Stéphane Piquart – À ce jour, j’ai effectué 30 voyages en Australie. C’est un pays fantastique, où seulement 3% des espèces de plantes sont utilisées et 90 % restent à exploiter. Ceci dit, l’Australie n’est pas vraiment en phase avec une vision écologique et éthique. Le pays utilise prioritairement des énergies fossiles pour assurer de longs transports entre des villes éloignées. De plus, les droits des Aborigènes ne sont pas pleinement respectés par le gouvernement, qui préempte l’utilisation des sols et sous-sols des terres leur ayant été réattribuées. 

– Vous avez créé la société Behave en 2007. Avec le recul, pensez-vous que les cahiers des charges de la filière parfum aient évolué vers davantage de préoccupations RSE ? 
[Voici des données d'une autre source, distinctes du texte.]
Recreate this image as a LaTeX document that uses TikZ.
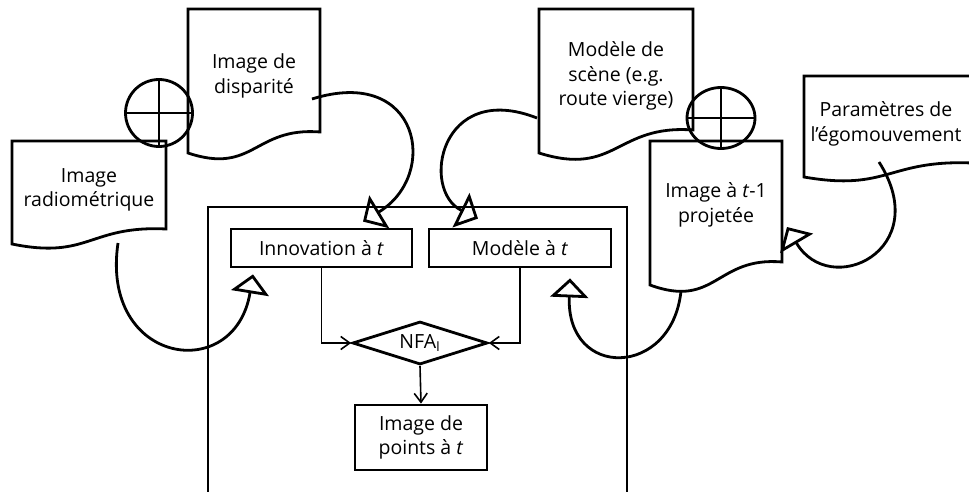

Stéphane Piquart – Les préoccupations en matière d’éthique et de développement durable sont assez récentes.  En 2001, Givaudan s’est montré précurseur en valorisant la filière du santal. 

Aujourd’hui, chaque entreprise se donne sa propre charte RSE et demande une transparence totale sur les conditions de production, avec 500 critères différents à remplir. Seules les ONG sont en mesure d’analyser ces paramètres et chacune de ces études a un coût.

Dès 1999, j’ai eu l’occasion de travailler pour Dutjahne Wave sur la filière de production d’huile essentielle de santal en Australie, en prenant en compte la notion de  commerce équitable et en s’engageant à replanter 12 arbres pour chaque plant détruit. Cette démarche a été distinguée par L’Equator Prize.  En 2007, j’ai fondé la société Behave, avec la volonté d’appliquer ce modèle durable et éthique.  Elle défend l’idée qu’un équilibre peut être trouvé entre l’Être (BE) et l’Avoir (HAVE), et que notre comportement (BEHAVE) est essentiel.  

– Pouvez-vous décrire concrètement les mesures mises en place pour produire, par exemple, l’huile essentielle d’Ylang Ylang responsable ?

Stéphane Piquart – Aujourd’hui aux Comores, 60% de la déforestation est due à la récolte de l’Ylang, qui est transformée sur place avec des techniques de brûlis qui dégagent beaucoup de CO2. À mon sens, il faut trouver des réponses pragmatiques à ce type de problème. Ainsi, un industriel allemand a mis au point un appareil qui fonctionne à l’énergie solaire et réduit le temps de distillation à 1 heure. Le rendement de la fleur diminue de moitié mais l’odeur de l’huile essentielle est plus belle. La distribution ne semble pas encore prête à ce type d’approche qui engendre un surcoût à l’achat et bouleverse le principe de mélange de qualités diverses. Cependant, le consommateur et la presse exigent de plus en plus de transparence et le changement des mentalités est en route. 

Pour le développement durable, il faut maintenir la biodiversité en allant au-delà de la monoculture qui appauvrit les sols.  Soulignons l’engagement de la société Mane, qui a référencé conjointement les productions de Myrrhe et de Bushman Candle de producteurs namibiens. 

Ayant l’occasion de voyager, je peux observer des techniques responsables et favoriser leur transfert d’un point à un autre de la planète, comme un passeur. Dans cette optique, je m’intéresse aux potentialités de la permaculture du riz au Japon, au sens où elle limite l’intervention humaine et l’impact sur l’environnement et favorise le rendement d’une surface. J’ai rencontré tout récemment le petit-fils de l’inventeur de la permaculture.